Maryury Mosquera has travelled from the rainforest of Choco Colombia to COP26 to raise awareness of the importance of protecting and preserving one of the most important biodiversity hotspots in the world, Choco, which is also one of the focal points of the Colombian conflict.
Choco department, located in the Pacific basin of the Choco Biographical Region, extends from the Andes mountains to the Pacific Ocean and the Caribbean Sea. Its high rates of vegetation cover, forests, mangroves and jungles make it a key carbon storage epicenter to combat the effects of climate change.
It is also crucial to the migration patterns of hundreds of species and a breeding area for turtles and whales.
Choco is of historic and ancestral importance, approximately 90% of the population are Indigenous and Afro-Colombian; communities whose worldviews are intimately intertwined with the land and its natural resources. The government has little presence in this remote region, and for decades guerrillas and paramilitaries have set up bases there, brutalising the local populations and ravaging the environment.
For years, the region has suffered from illegal mining, causing forced displacement of entire communities and gravely polluting the river, making it unsafe for people to bathe or fish.
River guardians
River guardians: The Colombian Court created a body of 14 Indigenous and Afro-Colombian Guardians elected by the communities along the river Atrato to engage with the state to ensure the implementation of its ruling.
They together with the Colombian Environment Minister form the Atrato River Guardians.
Maryury Mosquera Palacios represents the Afro-descendant community council of Cocomopoca as a Guardian of the Atrato River, the most important river in Choco.

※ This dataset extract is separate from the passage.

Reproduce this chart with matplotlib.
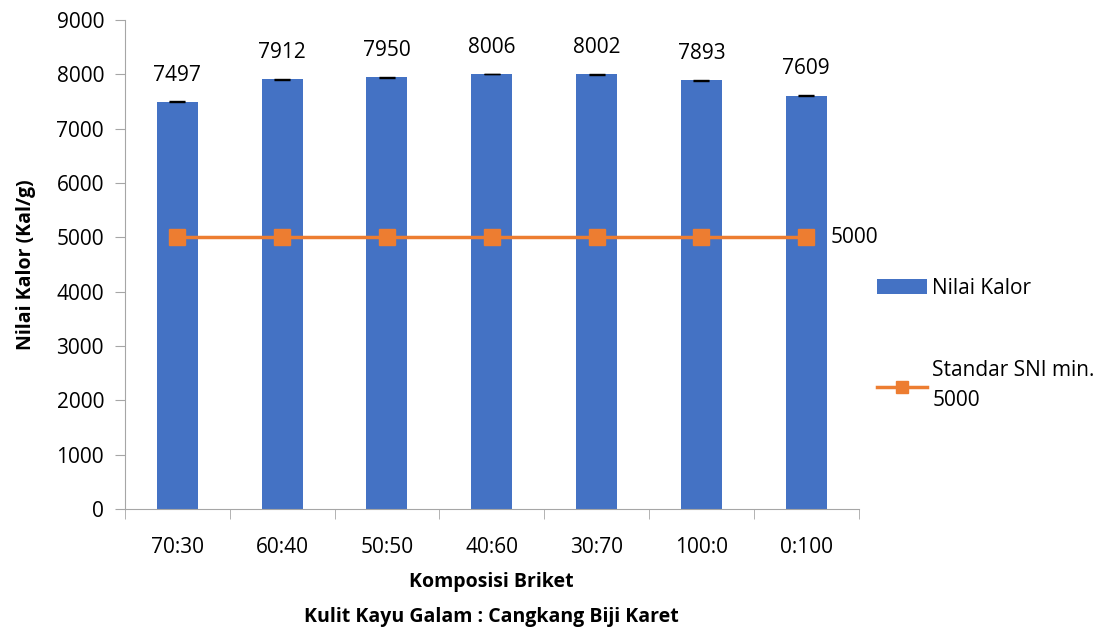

The Indigenous and Afro-Colombian communities of Choco together with environmental lawyer Viviana Gonzalez, also attending COP26, took the Colombian state to the Constitutional Court and won a ground-breaking decision which gave bio-cultural rights to the river Atrato. This decision and that of the New Zealand Court were the first in the world to give rights to rivers.
“Our communities are struggling to ensure the protection of our river it is the source of life for us. We are here calling on people and nations to join us as Atrato River Guardians,” says Maryury.
Afro-Colombians settled in Choco when they overcame slavery joining the five indigenous tribes living in this region. They are leading a legal battle to prevent the destruction of their territory, livelihoods, culture and the biodiversity of this unique tropical gem – Choco.
Choco, is being destroyed by illegal gold mining churning up the riverbeds, extracting gold from the sediment and washing mercury back into the river.
There is also a massive deforestation, as large swaths of forest are cleared by commercial logging, and for bringing in mining equipment.
These operations are protected by illegal armed groups making it impossible for community leaders to stop illegal activities taking place in their territories.
At COP26
In spite of the harsh conditions such as, the armed conflict, illegal gold mining and deforestation, and racial discrimination, Choco is characterised by people who have been persistent in organising themselves, in demanding structural changes, creating human rights networks nationally and internationally to defending their way of life, the environment, their culture and cosmovision.
This culminated in winning a legal battle but there is now a far greater challenge how to get that legal ruling implemented.
“The commitments of states to combat climate change must also include strong measures to control extractive industries, guarantee human rights, and respect the cultural practices of local communities,” says Viviana Gonzalez, environmental lawyer and deputy director of litigation NGO the Centro Sociojuridico SIEMBRA.
Maryury and Viviana are at COP26 to raise awareness of the destruction that is happening in Choco, and the need for world leaders to ensure that the region of Choco, which offers so much to the world in terms of biodiversity, culture and wildlife, as well as a key carbon storage epicenter to combat the effects of climate change, is not destroyed.
The Colombian Government despite being a COP26 Climate Change Champion has taken little action in the six years since the ruling, to dismantle the illegal gold mining operations, which grew exponentially during the Covid lockdown, according to the Satellite mapping undertaken by Portsmouth University, or to halt the deforestation.
(Also with Maryury and Viviana is Alejandro Perez, SNPS Senior Specialist in advocacy and peace issues, where he has been accompanying different communities affected by violence and environmental destruction. They were Invited by ABColombia, the visited the UK for the COP26 Summit.)